В 1958 году, студенческий совет Политехнического института, куда входил мой брат Гриша, решил установить прямой контакт «физиков», т. е. будущих инженеров, с «лириками» – студентами Ленинградской консерватории. Время для контакта было выбрано очень удачно: 1958 год – год Первого конкурса им. П. И. Чайковского. Питерские студенты консерватории имели мало шансов пройти на конкурс перед москвичами, но тем не менее многие готовились и мечтали одолеть хотя бы первый тур. Политех предложил консерваторцам свой замечательный актовый зал для выступлений, а взамен потребовал, чтобы студенты-консерваторцы приобщали технарей к музыке и давали уроки желающим политехникам. Этим убивалось сразу несколько зайцев. Консерваторцы получали возможность обыгрывать свои программы на публике, обучение политехников зачитывалось им как производственная практика. Политехники же приобщались к высокому искусству. Занятия решили проводить вечерами в консерватории в незанятых классах. Для свободного прохода в консерваторию были отпечатаны специальные пропуска (один из которых восприведен Мазьей выше) и вручены будущим учащимся так называемой «Школы при консерватории».Возникает вопрос: а причем тут Мазья, который и не музыкант, и не политехник? Ответ простой – куда же после Лазаревской мы без Мазьи! И Мазья тоже получил пропуск.

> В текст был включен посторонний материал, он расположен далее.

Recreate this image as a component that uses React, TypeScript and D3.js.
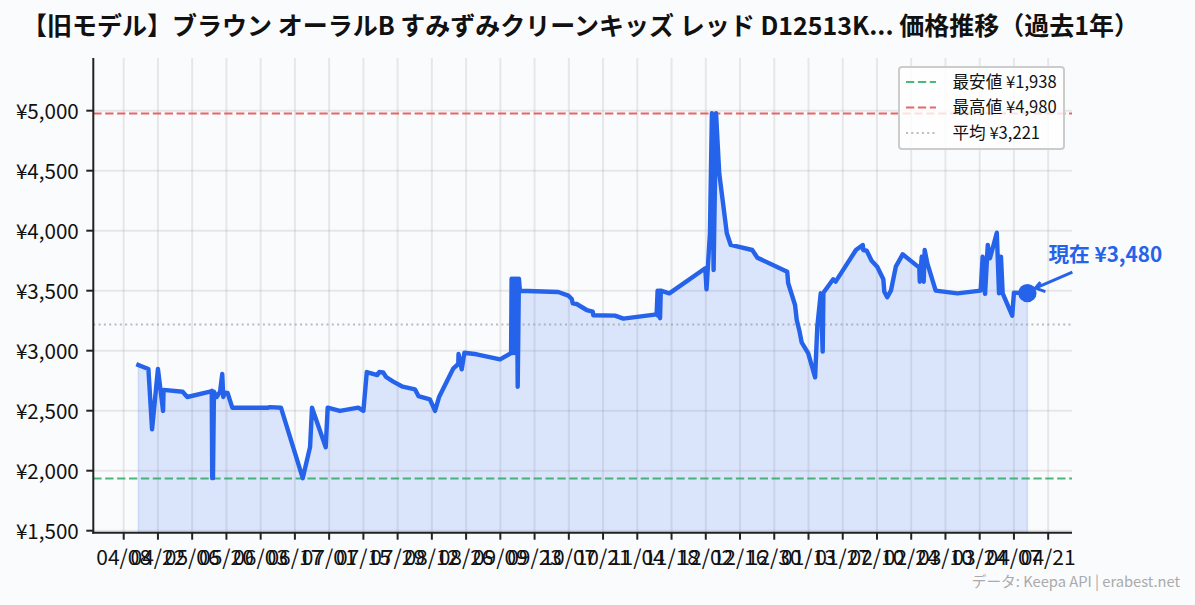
import { useEffect, useRef } from "react"
import * as d3 from "d3"

const titleText = "【旧モデル】ブラウン オーラルB すみずみクリーンキッズ レッド D12513K... 価格推移（過去1年）"
const footerText = "データ: Keepa API | erabest.net"

// days since the first tick (2024-04-08)
const startDate = new Date(2024, 3, 8)
const priceDays = [
  6.0, 10.1, 11.6, 14.0, 16.1, 16.3, 24.1, 26.0, 35.3, 36.0, 36.2, 36.5, 36.9, 38.0, 39.4, 40.3, 40.7, 41.4, 42.5,
  44.4, 59.1, 59.8, 64.3, 73.2, 76.2, 77.0, 82.6, 83.4, 88.4, 95.9, 98.0, 99.4, 103.7, 104.5, 106.1, 107.3, 110.2,
  114.1, 119.1, 120.5, 125.2, 127.3, 129.0, 134.8, 136.8, 136.9, 138.2, 139.3, 144.3, 153.9, 158.0, 158.4, 158.6,
  159.0, 159.4, 159.8, 160.2, 160.6, 160.8, 161.1, 161.6, 162.0, 177.7, 181.8, 183.2, 183.6, 185.2, 189.3, 191.8,
  192.0, 200.9, 204.3, 217.9, 218.3, 218.5, 218.9, 219.3, 219.6, 223.1, 237.8, 238.3, 239.7, 240.5, 241.2, 242.2,
  243.5, 246.6, 248.2, 257.0, 259.1, 271.3, 271.7, 274.5, 275.2, 276.2, 277.2, 279.9, 282.7, 283.6, 285.0, 285.8,
  286.1, 290.1, 291.1, 299.4, 302.2, 302.4, 303.8, 305.8, 308.1, 310.6, 311.0, 312.2, 313.7, 315.7, 318.5, 325.3,
  325.5, 326.3, 327.1, 327.5, 328.6, 332.0, 340.9, 350.4, 351.2, 352.2, 353.3, 354.2, 357.0, 357.9, 358.7, 359.4,
  363.3, 364.0, 369.5,
]
const priceValues = [
  2881, 2848, 2345, 2848, 2498, 2673, 2658, 2614, 2658, 2665, 1938, 1938, 2658, 2614, 2658, 2806, 2614, 2650, 2647,
  2525, 2525, 2530, 2525, 1938, 2197, 2525, 2195, 2525, 2498, 2525, 2498, 2822, 2797, 2822, 2818, 2781, 2742,
  2700, 2678, 2622, 2595, 2498, 2617, 2853, 2889, 2973, 2845, 2983, 2970, 2928, 2975, 2980, 3600,
  2980, 3600, 2980, 3600, 2980, 3600, 2700, 3600, 3500, 3489, 3459, 3431, 3395, 3389, 3339, 3325,
  3295, 3292, 3267, 3303, 3500, 3290, 3500, 3270, 3500, 3478, 3687, 3512, 3981, 4980, 3672, 4980,
  4478, 3978, 3881, 3839, 3775, 3658, 3562, 3381, 3256, 3173, 3070, 2978, 2778, 3200, 3478, 2992,
  3483, 3595, 3575, 3839, 3881, 3839, 3833, 3750, 3700, 3595, 3492, 3445, 3500, 3700, 3803, 3692,
  3575, 3783, 3575, 3839, 3728, 3500, 3478, 3500, 3783, 3473, 3881, 3770, 3983, 3478, 3783, 3478,
  3292, 3483, 3480,
]

const tickLabels = [
  "04/08", "04/22", "05/06", "05/20", "06/03", "06/17", "07/01", "07/15", "07/29", "08/12", "08/26", "09/09",
  "09/23", "10/07", "10/21", "11/04", "11/18", "12/02", "12/16", "12/30", "01/13", "01/27", "02/10", "02/24",
  "03/10", "03/24", "04/07", "04/21",
]
const priceTicks = [1500, 2000, 2500, 3000, 3500, 4000, 4500, 5000]

const minPrice = 1938
const maxPrice = 4980
const avgPrice = 3221
const currentPrice = 3480

const legendRows = [
  { label: "最安値 ¥1,938", color: "#22a55a", dash: "8.3,3.6", opacity: 0.8 },
  { label: "最高値 ¥4,980", color: "#e53e3e", dash: "8.3,3.6", opacity: 0.8 },
  { label: "平均 ¥3,221", color: "#9aa0ac", dash: "2,3.3", opacity: 0.7 },
]

const blue = "#2563eb"
const fontFamily = "'Noto Sans CJK JP', 'Noto Sans', sans-serif"
const yen = (v: number) => "¥" + d3.format(",")(v)

export default function App() {
  const svgRef = useRef<SVGSVGElement>(null)
  const width = 1195
  const height = 605

  useEffect(() => {
    if (!svgRef.current) return
    const svg = d3.select(svgRef.current)
    svg.selectAll("*").remove()

    const left = 93.3
    const right = 1072
    const top = 58
    const bottom = 532.7

    const dayToDate = (d: number) => d3.timeMinute.offset(startDate, Math.round(d * 1440))
    const tickDates = tickLabels.map((_, i) => d3.timeDay.offset(startDate, i * 14))

    // domain picked so the ticks land where the reference has them
    const x = d3
      .scaleTime()
      .domain([dayToDate((left - 123.7) / 2.4457), dayToDate((right - 123.7) / 2.4457)])
      .range([left, right])
    const y = d3.scaleLinear().domain([1483.3, 5395]).range([bottom, 63.28])

    const points = priceDays.map((d, i) => ({ date: dayToDate(d), price: priceValues[i] }))

    svg.append("rect").attr("width", width).attr("height", height).attr("fill", "#fafbfd")

    svg
      .append("text")
      .attr("x", 580.5)
      .attr("y", 35)
      .attr("text-anchor", "middle")
      .attr("font-size", 25)
      .attr("font-weight", 700)
      .attr("fill", "#111")
      .text(titleText)

    // Grid
    const grid = svg.append("g").attr("stroke", "#8a8a8a").attr("stroke-opacity", 0.17).attr("stroke-width", 2)
    grid
      .selectAll(".vgrid")
      .data(tickDates)
      .join("line")
      .attr("x1", (d) => x(d))
      .attr("x2", (d) => x(d))
      .attr("y1", top)
      .attr("y2", bottom)
    grid
      .selectAll(".hgrid")
      .data(priceTicks)
      .join("line")
      .attr("x1", left)
      .attr("x2", right)
      .attr("y1", (d) => y(d))
      .attr("y2", (d) => y(d))

    // Area and line
    const area = d3
      .area<any>()
      .x((d) => x(d.date))
      .y0(bottom)
      .y1((d) => y(d.price))
    svg
      .append("path")
      .datum(points)
      .attr("d", area)
      .attr("fill", blue)
      .attr("fill-opacity", 0.15)
      .attr("stroke", blue)
      .attr("stroke-opacity", 0.15)
      .attr("stroke-width", 1.5)

    // Reference lines
    const refs = [
      { value: minPrice, ...legendRows[0] },
      { value: maxPrice, ...legendRows[1] },
      { value: avgPrice, ...legendRows[2] },
    ]
    svg
      .selectAll(".ref")
      .data(refs)
      .join("line")
      .attr("x1", left)
      .attr("x2", right)
      .attr("y1", (d) => y(d.value) + 0.4)
      .attr("y2", (d) => y(d.value) + 0.4)
      .attr("stroke", (d) => d.color)
      .attr("stroke-opacity", (d) => d.opacity)
      .attr("stroke-width", 2)
      .attr("stroke-dasharray", (d) => d.dash)

    const line = d3
      .line<any>()
      .x((d) => x(d.date))
      .y((d) => y(d.price))
    svg
      .append("path")
      .datum(points)
      .attr("d", line)
      .attr("fill", "none")
      .attr("stroke", blue)
      .attr("stroke-width", 4.4)
      .attr("stroke-linejoin", "round")
      .attr("stroke-linecap", "square")

    // Current price marker and annotation
    const last = points[points.length - 1]
    const cx = x(last.date)
    const cy = y(currentPrice)
    svg.append("circle").attr("cx", cx).attr("cy", cy).attr("r", 9.2).attr("fill", blue)
    svg
      .append("path")
      .attr("d", `M${cx + 45},${cy - 21} L${cx + 8},${cy - 5} M${cx + 13},${cy - 11} L${cx + 8},${cy - 5} L${cx + 18},${cy - 1.5}`)
      .attr("fill", "none")
      .attr("stroke", blue)
      .attr("stroke-width", 3)
    svg
      .append("text")
      .attr("x", cx + 21)
      .attr("y", cy - 31.5)
      .attr("font-size", 20.7)
      .attr("font-weight", 700)
      .attr("fill", blue)
      .text("現在 " + yen(currentPrice))

    // Axes
    const axes = svg.append("g").attr("stroke", "#222").attr("stroke-width", 2)
    axes.append("line").attr("x1", left).attr("x2", left).attr("y1", top).attr("y2", bottom + 1)
    axes.append("line").attr("x1", left - 1).attr("x2", right).attr("y1", bottom).attr("y2", bottom)

    axes
      .selectAll(".xtick")
      .data(tickDates)
      .join("line")
      .attr("x1", (d) => x(d))
      .attr("x2", (d) => x(d))
      .attr("y1", bottom)
      .attr("y2", bottom + 7)
    axes
      .selectAll(".ytick")
      .data(priceTicks)
      .join("line")
      .attr("x1", left - 7)
      .attr("x2", left)
      .attr("y1", (d) => y(d))
      .attr("y2", (d) => y(d))

    svg
      .selectAll(".xlabel")
      .data(tickDates)
      .join("text")
      .attr("x", (d) => x(d))
      .attr("y", bottom + 32.5)
      .attr("text-anchor", "middle")
      .attr("font-size", 21)
      .attr("fill", "#111")
      .text((_, i) => tickLabels[i])
    svg
      .selectAll(".ylabel")
      .data(priceTicks)
      .join("text")
      .attr("x", left - 14.5)
      .attr("y", (d) => y(d) + 8.5)
      .attr("text-anchor", "end")
      .attr("font-size", 20.6)
      .attr("fill", "#111")
      .text((d) => yen(d))

    // Legend
    const legend = svg.append("g").attr("transform", "translate(899,67)")
    legend
      .append("rect")
      .attr("width", 165)
      .attr("height", 82)
      .attr("rx", 3)
      .attr("fill", "#fff")
      .attr("fill-opacity", 0.8)
      .attr("stroke", "#ccc")
      .attr("stroke-width", 2)
    const rows = legend
      .selectAll(".row")
      .data(legendRows)
      .join("g")
      .attr("transform", (_, i) => `translate(0,${15 + i * 25.5})`)
    rows
      .append("line")
      .attr("x1", 7)
      .attr("x2", 37)
      .attr("stroke", (d) => d.color)
      .attr("stroke-opacity", (d) => d.opacity)
      .attr("stroke-width", 2)
      .attr("stroke-dasharray", (d) => d.dash)
    rows
      .append("text")
      .attr("x", 53.5)
      .attr("y", 5.5)
      .attr("font-size", 16.6)
      .attr("fill", "#111")
      .text((d) => d.label)

    svg
      .append("text")
      .attr("x", 1180)
      .attr("y", 587)
      .attr("text-anchor", "end")
      .attr("font-size", 14.7)
      .attr("fill", "#aaa")
      .text(footerText)
  }, [])

  return (
    <svg
      ref={svgRef}
      width={width}
      height={height}
      style={{ position: "absolute", left: 0, top: 0, display: "block", fontFamily }}
    />
  )
}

Для меня первое посещение консерватории, в которой я до этого ни разу не был, было равносильно посещению святыни – еще бы, ведь там учатся будущие небожители, а преподают Музыку Боги!
Первые девочки, которые решили с нами заниматься, были Габи Тальрозе[59]
и Лариса Линдберг, обе не ленинградки, Габи из Риги, Лариса из Харькова. Симпатичные девчушки, смешливые и робевшие с нами, уже третьекурсниками. А тут еще Мазья впридачу: с серьезной лысиной, с прищуренным протыкающим сквозь сильные очки взглядом, с блестящей, безупречно логически выверенной речью, иногда говорящий о совершенно непонятных вещах, прекрасно эрудированный в живописи, производил впечатление недосягаемости.В общем, ужас да и только, но его они сильно уважали. С моей стороны к консерваторцам было аналогичное отношение – я их просто боялся, робел, был внутренне скован и стеснялся до ужаса – ведь они ТАК играют, и я в этом смысле полное ничтожество, чтобы не сказать точнее.
Но постепенно все вставало на свои нормальные места. С Ларисой Линдберг я начал заново учить Патетическую сонату Бетховена (все три части) и Экспромт-фантазию Шопена. В процессе этой работы вдруг выяснилось, что девушки и ребята из консерватории вовсе не небожители.
Оказывается, их музыкальные возможности весьма ограничены рамками изучаемых произведений – и в плане владения инструментом, и в плане эрудиции. И многого они не слышали, и не знают, и не умеют импровизировать и транспонировать и фантазировать за роялем. Моя репутация стала тихо возрастать.